There are different types of strawberries and any of them can produce fruits when grown in containers. The June-bearing variety of strawberries will give you one main crop in the early summer for the duration of two-week period. But the Day-Neutral/Everbearing strawberries offer a longer season than the June-bearing varieties. The Day-neutral plants actually produce berries sporadically throughout the summer, and the everbearing strawberries will give you about 2 to 3 harvests each season. Nevertheless, the everbearing strawberries plant produce smaller fruit, as well as fewer runners, than the other varieties. No matter which one you choose, just make sure you get the right size container, because the plant have different container size needs. If you want to increase your odds of a successful harvest you can follow these steps to grow strawberries in containers;
Some Of The Things Needed
The following are the equipments and materials needed;
- Planting container
- Liquid fertilizer
- Garden trowel
- Strawberry crowns or seedlings
- Potting mix
- Watering can
How To Grow Strawberries In Containers
Plants preparation: The strawberries can either be started from bare-root crowns or transplants. Transplants will at once look lush and pretty in containers, however you will need to wait for the dormant bare-root crowns to establish and produce leaves. Strawberry plants don’t actually like crowded conditions; you need to plant only 3 strawberry plants per square foot of soil. Strawberry roots are fairly shallow, you need to measure the surface area of the container to determine the area (as long as the container does not taper sharply.)

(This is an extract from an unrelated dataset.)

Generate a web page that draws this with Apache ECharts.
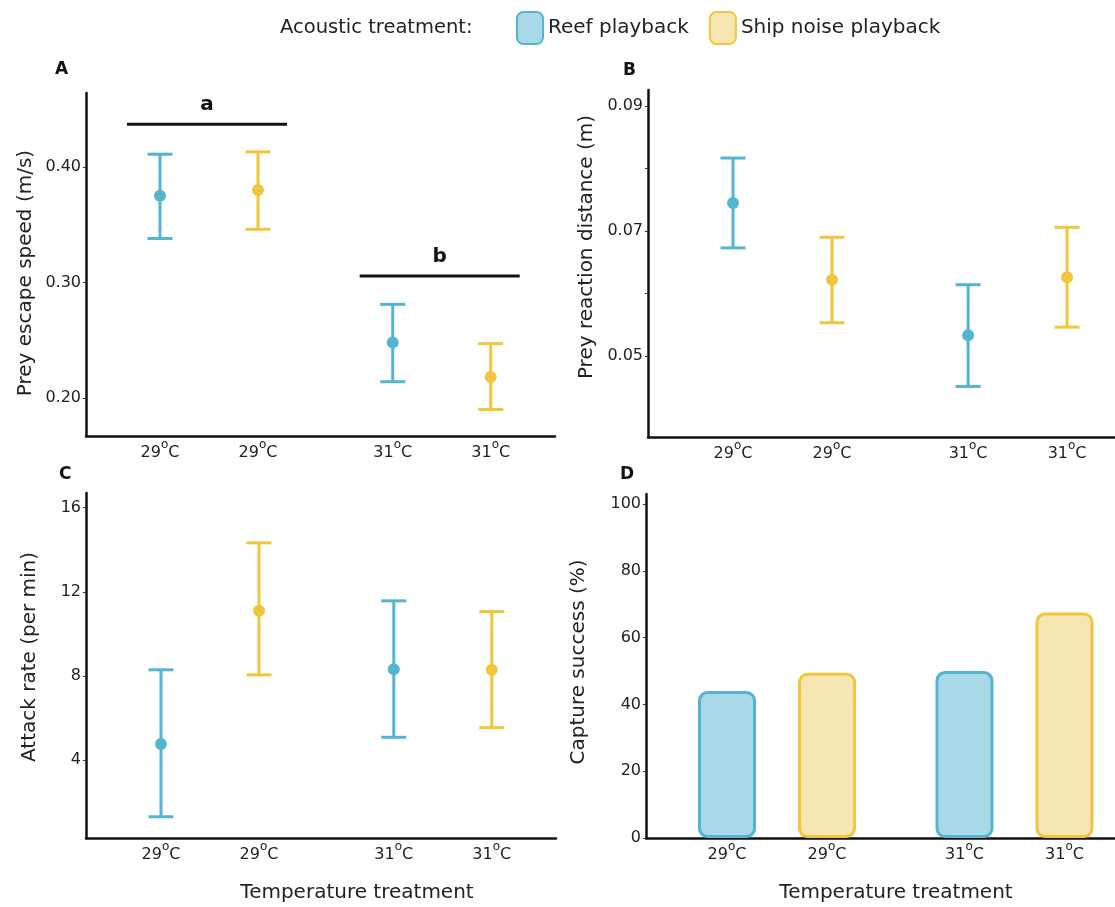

Adding soil in container: Make sure you fill the container with a loose, loamy potting mix that will hold moisture and also quickly drain away any excess water. You need to use a container with a drainage hole in the bottom.
Planting the Strawberries: When planting the strawberries, make sure their crown (which is the place where the stem meets the roots) are just above the soil surface. You have to make a small mound in the potting mix, and then spread out the roots over the mound. After that cover the roots up to the crown with the potting mix, and then water the soil well. You can also add more potting mix as needed after the soil settles from watering, but don’t cover the crown with soil.
Place the pot: You need to set the container in a location that receives at least 8 to twelve hours of sun each day to ensure plenty of flowers and fruits. If the sunlight is coming from only one direction you can easily rotate the container every 3 to 4 days if possible for the strawberries plants to grow evenly. Also make sure that the strawberries plants are protected. Just because the strawberries are in containers does not actually mean that pests can’t reach them. Birds, Insects, and rodents will still be attracted to your strawberries plants, you need to keep them protected with netting or fencing.
Water the strawberries plants: You need to water your strawberries plants whenever the soil feels dry about one inch below the surface, or about two times per week. If you don’t want the strawberries plants to be sitting in water or soggy soil, you have to make sure the soil remains slightly damp—not dry or soggy—to provide the best environment for fruits to form. Generally, the soil in the pots dries out faster than the soil on the ground. Thus, long periods of hot, dry weather might necessitate two times daily watering.
Feeding your strawberries plants: Nearly all container plants benefit from some supplemental feeding. Feed your strawberries plants every 3 to 4 weeks with a balanced liquid fertilizer. Try as much as possible to apply a balanced fertilizer in the fall as well, as the strawberries plants will begin forming perennating buds within the crown that will become next year’s flowers and fruit.
Provide winter protection for the plants: Actually strawberries plants produce best if they are allowed to go dormant in winter. Nevertheless, the plant roots might freeze in colder areas, and some of the containers will crack if they are left out in freezing temperatures. You can easily move your pots into an unheated garage or under a deck for winter protection. Make sure you water only when the soil becomes excessively dry.